Records from a collection:

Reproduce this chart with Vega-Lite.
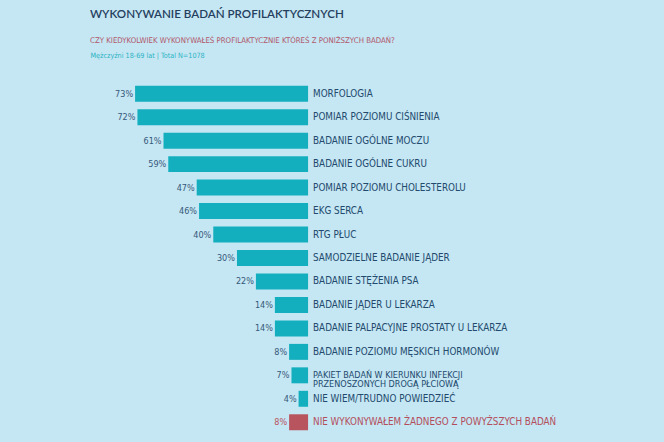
{
  "$schema": "https://vega.github.io/schema/vega-lite/v6.json",
  "width": 664,
  "height": 352,
  "autosize": {"type": "none"},
  "padding": {"top": 82, "left": 0, "right": 0, "bottom": 8},
  "background": "#c5e6f3",
  "config": {"view": {"stroke": null}},
  "title": {
    "text": "WYKONYWANIE BADAŃ PROFILAKTYCZNYCH",
    "subtitle": "CZY KIEDYKOLWIEK WYKONYWAŁEŚ PROFILAKTYCZNIE KTÓREŚ Z PONIŻSZYCH BADAŃ?",
    "anchor": "start",
    "frame": "group",
    "dx": 90,
    "offset": 6,
    "font": "Lato",
    "fontSize": 11.6,
    "fontWeight": 600,
    "color": "#243f5e",
    "subtitleFont": "Liberation Sans Narrow, DejaVu Sans Condensed, Roboto",
    "subtitleFontSize": 7.8,
    "subtitleFontWeight": 500,
    "subtitleColor": "#b0566a",
    "subtitlePadding": 17
  },
  "data": {
    "values": [
      {"cat": "MORFOLOGIA", "pct": 0.73, "grp": "tak"},
      {"cat": "POMIAR POZIOMU CIŚNIENIA", "pct": 0.72, "grp": "tak"},
      {"cat": "BADANIE OGÓLNE MOCZU", "pct": 0.61, "grp": "tak"},
      {"cat": "BADANIE OGÓLNE CUKRU", "pct": 0.59, "grp": "tak"},
      {"cat": "POMIAR POZIOMU CHOLESTEROLU", "pct": 0.47, "grp": "tak"},
      {"cat": "EKG SERCA", "pct": 0.46, "grp": "tak"},
      {"cat": "RTG PŁUC", "pct": 0.40, "grp": "tak"},
      {"cat": "SAMODZIELNE BADANIE JĄDER", "pct": 0.30, "grp": "tak"},
      {"cat": "BADANIE STĘŻENIA PSA", "pct": 0.22, "grp": "tak"},
      {"cat": "BADANIE JĄDER U LEKARZA", "pct": 0.14, "grp": "tak"},
      {"cat": "BADANIE PALPACYJNE PROSTATY U LEKARZA", "pct": 0.14, "grp": "tak"},
      {"cat": "BADANIE POZIOMU MĘSKICH HORMONÓW", "pct": 0.08, "grp": "tak"},
      {"cat": "PAKIET BADAŃ W KIERUNKU INFEKCJI\nPRZENOSZONYCH DROGĄ PŁCIOWĄ", "pct": 0.07, "grp": "tak", "multi": true},
      {"cat": "NIE WIEM/TRUDNO POWIEDZIEĆ", "pct": 0.04, "grp": "tak"},
      {"cat": "NIE WYKONYWAŁEM ŻADNEGO Z POWYŻSZYCH BADAŃ", "pct": 0.08, "grp": "nie"}
    ]
  },
  "encoding": {
    "y": {
      "field": "cat",
      "type": "nominal",
      "sort": null,
      "scale": {"paddingInner": 0.32, "paddingOuter": 0.16},
      "axis": null
    }
  },
  "layer": [
    {
      "mark": {"type": "bar"},
      "encoding": {
        "x": {
          "field": "pct",
          "type": "quantitative",
          "scale": {"domain": [-1.502, 1.30], "reverse": true, "nice": false, "zero": false},
          "axis": {
            "orient": "top",
            "labels": false,
            "ticks": false,
            "domain": false,
            "grid": false,
            "title": "Mężczyźni 18-69 lat | Total N=1078",
            "titleX": 90,
            "titleY": -27,
            "titleAlign": "left",
            "titleAnchor": "start",
            "titleBaseline": "middle",
            "titleColor": "#2ab4c4",
            "titleFont": "Liberation Sans Narrow, DejaVu Sans Condensed, Roboto",
            "titleFontSize": 7.2,
            "titleFontWeight": 500
          }
        },
        "x2": {"datum": 0},
        "color": {
          "field": "grp",
          "type": "nominal",
          "scale": {"domain": ["tak", "nie"], "range": ["#14afbe", "#b8545e"]},
          "legend": null
        }
      }
    },
    {
      "mark": {
        "type": "text",
        "align": "right",
        "baseline": "middle",
        "dx": -2,
        "font": "Liberation Sans Narrow, DejaVu Sans Condensed, Roboto",
        "fontSize": 9
      },
      "encoding": {
        "x": {"field": "pct", "type": "quantitative"},
        "text": {"field": "pct", "type": "quantitative", "format": ".0%"},
        "color": {
          "field": "grp",
          "type": "nominal",
          "scale": {"domain": ["tak", "nie"], "range": ["#35597a", "#b8545e"]},
          "legend": null
        }
      }
    },
    {
      "transform": [{"filter": "!datum.multi"}],
      "mark": {
        "type": "text",
        "align": "left",
        "baseline": "middle",
        "dx": 5,
        "font": "Liberation Sans Narrow, DejaVu Sans Condensed, Roboto",
        "fontSize": 9.8,
        "fontWeight": 500
      },
      "encoding": {
        "x": {"datum": 0},
        "text": {"field": "cat", "type": "nominal"},
        "color": {
          "field": "grp",
          "type": "nominal",
          "scale": {"domain": ["tak", "nie"], "range": ["#224a6d", "#b34f5b"]},
          "legend": null
        }
      }
    },
    {
      "transform": [{"filter": "datum.multi"}],
      "mark": {
        "type": "text",
        "align": "left",
        "baseline": "middle",
        "dx": 5,
        "lineBreak": "\n",
        "lineHeight": 9,
        "font": "Liberation Sans Narrow, DejaVu Sans Condensed, Roboto",
        "fontSize": 9,
        "fontWeight": 500,
        "color": "#224a6d"
      },
      "encoding": {
        "x": {"datum": 0},
        "text": {"field": "cat", "type": "nominal"}
      }
    }
  ],
  "resolve": {"scale": {"color": "independent"}}
}
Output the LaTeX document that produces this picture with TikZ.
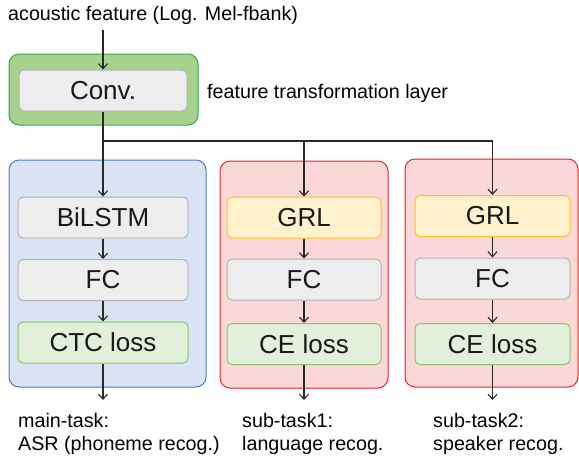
\documentclass[tikz,border=0pt]{standalone}
\usepackage{fontspec}
\setmainfont{Liberation Sans}
\usetikzlibrary{arrows.meta}

\definecolor{grpgreenfill}{RGB}{169,209,142}
\definecolor{grpgreenline}{RGB}{40,175,70}
\definecolor{grpbluefill}{RGB}{218,227,243}
\definecolor{grpblueline}{RGB}{75,120,200}
\definecolor{grpredfill}{RGB}{250,216,216}
\definecolor{grpredline}{RGB}{245,30,35}
\definecolor{boxgrayfill}{RGB}{237,237,237}
\definecolor{boxgrayline}{RGB}{178,178,178}
\definecolor{boxyellowfill}{RGB}{255,242,204}
\definecolor{boxyellowline}{RGB}{250,195,40}
\definecolor{boxgreenfill}{RGB}{226,239,218}
\definecolor{boxgreenline}{RGB}{140,195,100}
\definecolor{wire}{RGB}{40,40,40}

\tikzset{
  grp/.style={rectangle, rounded corners=10pt, line width=1pt, inner sep=0pt},
  blk/.style={rectangle, rounded corners=5pt, line width=1pt, inner sep=0pt,
    minimum height=41pt, font=\fontsize{26}{30}\selectfont, text=black!90},
  graybox/.style={blk, fill=boxgrayfill, draw=boxgrayline},
  yellowbox/.style={blk, fill=boxyellowfill, draw=boxyellowline},
  greenbox/.style={blk, fill=boxgreenfill, draw=boxgreenline},
  lbl/.style={font=\fontsize{19.7}{22.5}\selectfont, inner sep=0pt, align=left},
  flow/.style={draw=wire, line width=1.1pt, -{Straight Barb[length=5pt,width=9pt]}},
  wireline/.style={draw=wire, line width=1.1pt},
}

\begin{document}
\begin{tikzpicture}[x=1pt, y=-1pt]
\useasboundingbox (0,0) rectangle (579,459);

% group backgrounds
\draw[grp, fill=grpgreenfill, draw=grpgreenline] (9,54) rectangle (198,125);
\draw[grp, fill=grpbluefill, draw=grpblueline] (9,160) rectangle (206,387);
\draw[grp, fill=grpredfill, draw=grpredline] (220,161) rectangle (388,388);
\draw[grp, fill=grpredfill, draw=grpredline] (405,159) rectangle (578,387);

% input and feature transformation
\node[lbl, anchor=base west] (input) at (8,20) {acoustic feature (Log. Mel-fbank)};
\node[graybox, minimum width=168pt] (conv) at (103,90.5) {Conv.};
\node[lbl, anchor=base west] (ftl) at (207,98) {feature transformation layer};

% main task branch
\node[graybox, minimum width=170pt] (bilstm) at (103,217.5) {BiLSTM};
\node[graybox, minimum width=170pt] (fc1) at (103,280) {FC};
\node[greenbox, minimum width=170pt] (ctc) at (103,342.5) {CTC loss};

% sub task 1 branch
\node[yellowbox, minimum width=154pt] (grl1) at (304,217.5) {GRL};
\node[graybox, minimum width=154pt] (fc2) at (304,279.5) {FC};
\node[greenbox, minimum width=154pt] (ce1) at (304,344) {CE loss};

% sub task 2 branch
\node[yellowbox, minimum width=155pt] (grl2) at (492.5,216) {GRL};
\node[graybox, minimum width=155pt] (fc3) at (492.5,278.5) {FC};
\node[greenbox, minimum width=155pt] (ce2) at (492.5,344) {CE loss};

% task labels (base anchor sits on the last line)
\node[lbl, anchor=base west] (out1) at (18,450) {main-task:\\ASR (phoneme recog.)};
\node[lbl, anchor=base west] (out2) at (242,450) {sub-task1:\\language recog.};
\node[lbl, anchor=base west] (out3) at (433,450) {sub-task2:\\speaker recog.};

% connectors
\coordinate (split) at (103,141);
\coordinate (tap1) at (304,141);
\coordinate (tap2) at (492.5,141);
\draw[flow] (103,30) -- (conv.north);
\draw[flow] (conv.south) -- (bilstm.north);
\draw[wireline] (split) -- (tap2);
\draw[flow] (tap1) -- (grl1.north);
\draw[flow] (tap2) -- (grl2.north);

\draw[flow] (bilstm) -- (fc1);
\draw[flow] (fc1) -- (ctc);
\draw[flow] (grl1) -- (fc2);
\draw[flow] (fc2) -- (ce1);
\draw[flow] (grl2) -- (fc3);
\draw[flow] (fc3) -- (ce2);

\coordinate (end1) at (103,400);
\coordinate (end2) at (304,400);
\coordinate (end3) at (492.5,400);
\draw[flow] (ctc.south) -- (end1);
\draw[flow] (ce1.south) -- (end2);
\draw[flow] (ce2.south) -- (end3);
\end{tikzpicture}
\end{document}
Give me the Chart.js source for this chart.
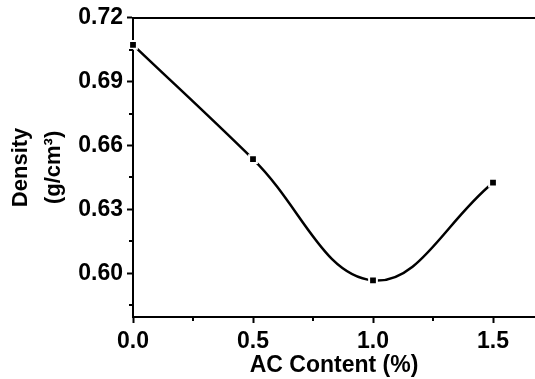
<!DOCTYPE html>
<html>
<head>
    <title>Density vs AC Content</title>
    <script src="https://cdn.jsdelivr.net/npm/chart.js"></script>
    <style>
        body { margin: 0; background: #fff; }
        canvas { display: block; }
    </style>
</head>
<body>
    <canvas id="myChart" width="535" height="379"></canvas>

    <script>
        // data
        const acContent = [0.0, 0.5, 1.0, 1.5];
        const density = [0.7073, 0.6536, 0.5966, 0.6425];

        const xTicks = [0.0, 0.5, 1.0, 1.5];
        const yTicks = [0.60, 0.63, 0.66, 0.69, 0.72];
        const xMinor = [0.25, 0.75, 1.25];
        const yMinor = [0.585, 0.615, 0.645, 0.675, 0.705];

        const xTitle = 'AC Content (%)';
        const yTitle = ['Density', '(g/cm\u00B3)'];

        Chart.defaults.font.family = '"Liberation Sans", Arial, sans-serif';
        Chart.defaults.font.weight = 'bold';
        Chart.defaults.font.size = 23;
        Chart.defaults.color = '#000';

        // short minor tick marks outside the axes
        const minorTicks = {
            id: 'minorTicks',
            afterDraw(chart) {
                const ctx = chart.ctx;
                const x = chart.scales.x, y = chart.scales.y;
                ctx.save();
                ctx.strokeStyle = '#000';
                ctx.lineWidth = 2;
                ctx.beginPath();
                xMinor.forEach(v => {
                    const px = Math.round(x.getPixelForValue(v));
                    ctx.moveTo(px, x.top);
                    ctx.lineTo(px, x.top + 4);
                });
                yMinor.forEach(v => {
                    const py = Math.round(y.getPixelForValue(v));
                    ctx.moveTo(y.right, py);
                    ctx.lineTo(y.right - 4, py);
                });
                ctx.stroke();
                ctx.restore();
            }
        };

        const data = acContent.map((v, i) => ({ x: v, y: density[i] }));

        new Chart(document.getElementById('myChart').getContext('2d'), {
            type: 'line',
            data: {
                datasets: [{
                    data: data,
                    borderColor: '#000',
                    borderWidth: 2.5,
                    tension: 0.4,
                    pointStyle: 'rect',
                    pointRadius: 5.5,
                    pointBackgroundColor: '#000',
                    pointBorderColor: '#fff',
                    pointBorderWidth: 2,
                    clip: false
                }]
            },
            options: {
                responsive: false,
                animation: false,
                layout: { autoPadding: false, padding: { top: 17, right: 0, left: 0, bottom: 0 } },
                plugins: { legend: { display: false }, tooltip: { enabled: false } },
                scales: {
                    x: {
                        type: 'linear',
                        min: 0,
                        max: 1.675,
                        afterBuildTicks: s => { s.ticks = xTicks.map(v => ({ value: v })); },
                        afterFit: s => { s.height = 62; },
                        ticks: {
                            padding: 5,
                            callback: v => v.toFixed(1)
                        },
                        grid: { drawOnChartArea: false, tickLength: 6, tickWidth: 2, tickColor: '#000' },
                        border: { color: '#000', width: 2 },
                        title: { display: true, text: xTitle, padding: { top: 0, bottom: 0 } }
                    },
                    x2: {
                        type: 'linear',
                        position: 'top',
                        min: 0,
                        max: 1.675,
                        ticks: { display: false },
                        grid: { display: false },
                        border: { color: '#000', width: 2 },
                        afterFit: s => { s.height = 0; }
                    },
                    y: {
                        min: 0.5794,
                        max: 0.72,
                        afterBuildTicks: s => { s.ticks = yTicks.map(v => ({ value: v })); },
                        afterFit: s => { s.width = 133; },
                        ticks: {
                            padding: 4,
                            callback: v => v.toFixed(2)
                        },
                        grid: { drawOnChartArea: false, tickLength: 6, tickWidth: 2, tickColor: '#000' },
                        border: { color: '#000', width: 2 },
                        title: {
                            display: true, text: yTitle,
                            font: { size: 22, lineHeight: 1.5 },
                            padding: { top: 4, bottom: 0 }
                        }
                    }
                }
            },
            plugins: [minorTicks]
        });
    </script>
</body>
</html>
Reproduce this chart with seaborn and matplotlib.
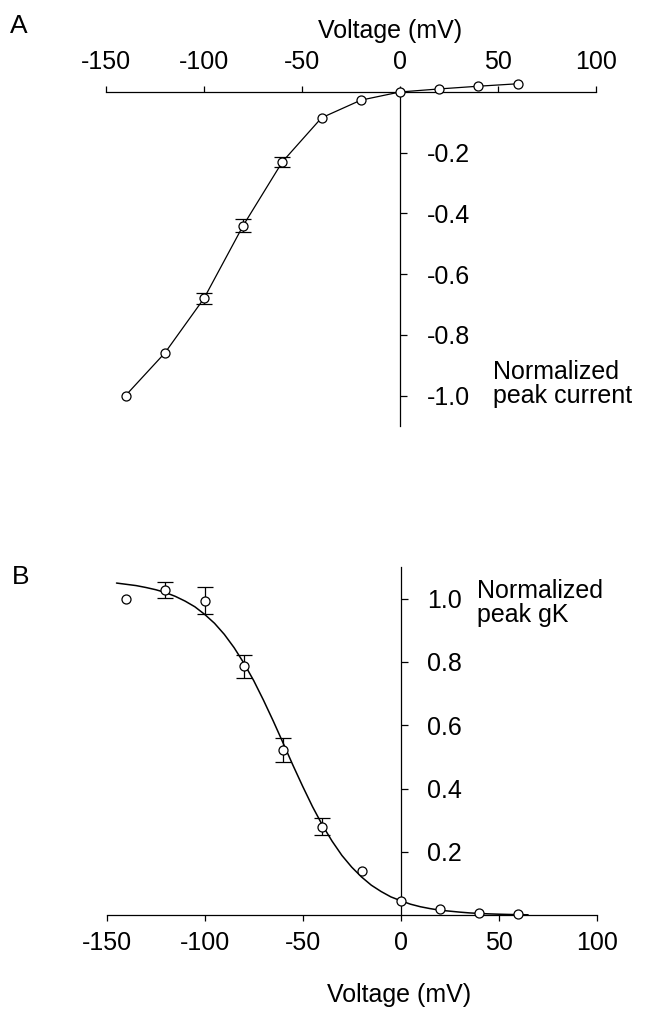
import numpy as np
import pandas as pd
import matplotlib
matplotlib.use("Agg")
import matplotlib.pyplot as plt
import seaborn as sns

# panel A: normalized peak current vs voltage
volt_a = [-140, -120, -100, -80, -60, -40, -20, 0, 20, 40, 60]
curr_a = [-1.0, -0.86, -0.68, -0.44, -0.23, -0.085, -0.027, 0.0, 0.01, 0.019, 0.027]
err_a = [0, 0, 0.019, 0.02, 0.017, 0, 0, 0, 0, 0, 0]

# panel B: normalized peak gK vs voltage
volt_b = [-140, -120, -100, -80, -60, -40, -20, 0, 20, 40, 60]
gk_b = [1.0, 1.028, 0.993, 0.786, 0.521, 0.279, 0.14, 0.044, 0.021, 0.007, 0.005]
err_b = [0, 0.025, 0.043, 0.036, 0.038, 0.027, 0, 0, 0, 0, 0]

# fitted curve
fit_v = [-145, -140, -135, -130, -125, -120, -115, -110, -105, -100, -95, -90,
         -85, -80, -75, -70, -65, -60, -55, -50, -45, -40, -35, -30, -25, -20,
         -15, -10, -5, 0, 5, 10, 15, 20, 25, 30, 35, 40, 45, 50, 55, 60, 65]
fit_g = [1.049, 1.045, 1.041, 1.035, 1.028, 1.019, 1.007, 0.992, 0.974, 0.950,
         0.922, 0.887, 0.845, 0.796, 0.741, 0.679, 0.613, 0.544, 0.474, 0.407,
         0.343, 0.285, 0.234, 0.189, 0.152, 0.121, 0.095, 0.075, 0.058, 0.046,
         0.035, 0.027, 0.021, 0.016, 0.013, 0.010, 0.0075, 0.0058, 0.0044,
         0.0034, 0.0026, 0.0020, 0.0015]

xticks = [-150, -100, -50, 0, 50, 100]
yticks_a = [-0.2, -0.4, -0.6, -0.8, -1.0]
yticks_b = [0.2, 0.4, 0.6, 0.8, 1.0]

sns.set_style("ticks")
plt.rcParams['font.family'] = ['Liberation Sans', 'DejaVu Sans']
plt.rcParams['axes.unicode_minus'] = False
plt.rcParams['text.color'] = 'black'
plt.rcParams['xtick.color'] = 'black'
plt.rcParams['ytick.color'] = 'black'
plt.rcParams['axes.edgecolor'] = 'black'

W, H = 645, 1013
fig = plt.figure(figsize=(W / 100, H / 100), dpi=100)

FS = 18
mk = dict(marker='o', markersize=6.5, markerfacecolor='white',
          markeredgecolor='black', markeredgewidth=0.9)


def draw_err(ax, x, y, e):
    # only draw bars for points that have them
    xs = [a for a, c in zip(x, e) if c > 0]
    ys = [b for b, c in zip(y, e) if c > 0]
    es = [c for c in e if c > 0]
    ax.errorbar(xs, ys, yerr=es, fmt='none', ecolor='black',
                elinewidth=0.9, capsize=5.5, capthick=0.9, zorder=3)


# ---------- panel A ----------
axA = fig.add_axes([106 / W, 1 - 425.9 / H, 490 / W, 349.1 / H])
dfa = pd.DataFrame({'V': volt_a, 'I': curr_a})
sns.lineplot(data=dfa, x='V', y='I', ax=axA, color='black', lw=0.9, zorder=2)
draw_err(axA, volt_a, curr_a, err_a)
axA.plot(volt_a, curr_a, ls='none', zorder=4, **mk)
axA.set_xlim(-150, 100)
axA.set_ylim(-1.1, 0.05)
axA.spines['left'].set_visible(False)
axA.spines['bottom'].set_visible(False)
axA.spines['top'].set_position(('data', 0))
axA.spines['right'].set_position(('data', 0))
axA.spines['right'].set_bounds(-1.1, 0)
for s in ('top', 'right'):
    axA.spines[s].set_linewidth(0.9)
axA.xaxis.tick_top()
axA.yaxis.tick_right()
axA.set_xticks(xticks)
axA.set_xticklabels([str(t) for t in xticks])
axA.set_yticks(yticks_a)
axA.set_yticklabels(['%.1f' % t for t in yticks_a])
axA.tick_params(axis='x', direction='out', length=4, width=0.9, pad=9, labelsize=FS)
axA.tick_params(axis='y', direction='out', length=5, width=0.9, pad=14, labelsize=FS)
axA.set_xlabel('')
axA.set_ylabel('')

# ---------- panel B ----------
axB = fig.add_axes([106.7 / W, 1 - 921.6 / H, 490 / W, 354.7 / H])
dff = pd.DataFrame({'V': fit_v, 'G': fit_g})
sns.lineplot(data=dff, x='V', y='G', ax=axB, color='black', lw=1.1, zorder=2)
draw_err(axB, volt_b, gk_b, err_b)
axB.plot(volt_b, gk_b, ls='none', zorder=4, **mk)
axB.set_xlim(-150, 100)
axB.set_ylim(-0.02, 1.1)
axB.spines['left'].set_visible(False)
axB.spines['top'].set_visible(False)
axB.spines['bottom'].set_position(('data', 0))
axB.spines['right'].set_position(('data', 0))
axB.spines['right'].set_bounds(0, 1.1)
for s in ('bottom', 'right'):
    axB.spines[s].set_linewidth(0.9)
axB.yaxis.tick_right()
axB.set_xticks(xticks)
axB.set_xticklabels([str(t) for t in xticks])
axB.set_yticks(yticks_b)
axB.set_yticklabels(['%.1f' % t for t in yticks_b])
axB.tick_params(axis='x', direction='out', length=4, width=0.9, pad=7, labelsize=FS)
axB.tick_params(axis='y', direction='out', length=5, width=0.9, pad=14, labelsize=FS)
axB.set_xlabel('')
axB.set_ylabel('')

# text labels
fig.text(390 / W, 1 - 38 / H, 'Voltage (mV)', ha='center', va='baseline', fontsize=FS)
fig.text(399 / W, 1 - 1001.5 / H, 'Voltage (mV)', ha='center', va='baseline', fontsize=FS)
fig.text(493 / W, 1 - 384 / H, 'Normalized\npeak current', ha='left', va='center',
         fontsize=FS, linespacing=1.0)
fig.text(477 / W, 1 - 603 / H, 'Normalized\npeak gK', ha='left', va='center',
         fontsize=FS, linespacing=1.0)
fig.text(10 / W, 1 - 33 / H, 'A', ha='left', va='baseline', fontsize=FS + 1)
fig.text(12 / W, 1 - 584 / H, 'B', ha='left', va='baseline', fontsize=FS + 1)

fig.savefig('out.png', dpi=100, facecolor='white')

- [Your goal] Leaving out all pictures, set down exactly the lines of the material above, from the line with "Reproduce this chart with seaborn" to the line with "0.027, 0, 0, 0, 0, 0]" inclusive, and no others.

- [Result of the task]
Reproduce this chart with seaborn and matplotlib.
import numpy as np
import pandas as pd
import matplotlib
matplotlib.use("Agg")
import matplotlib.pyplot as plt
import seaborn as sns

# panel A: normalized peak current vs voltage
volt_a = [-140, -120, -100, -80, -60, -40, -20, 0, 20, 40, 60]
curr_a = [-1.0, -0.86, -0.68, -0.44, -0.23, -0.085, -0.027, 0.0, 0.01, 0.019, 0.027]
err_a = [0, 0, 0.019, 0.02, 0.017, 0, 0, 0, 0, 0, 0]

# panel B: normalized peak gK vs voltage
volt_b = [-140, -120, -100, -80, -60, -40, -20, 0, 20, 40, 60]
gk_b = [1.0, 1.028, 0.993, 0.786, 0.521, 0.279, 0.14, 0.044, 0.021, 0.007, 0.005]
err_b = [0, 0.025, 0.043, 0.036, 0.038, 0.027, 0, 0, 0, 0, 0]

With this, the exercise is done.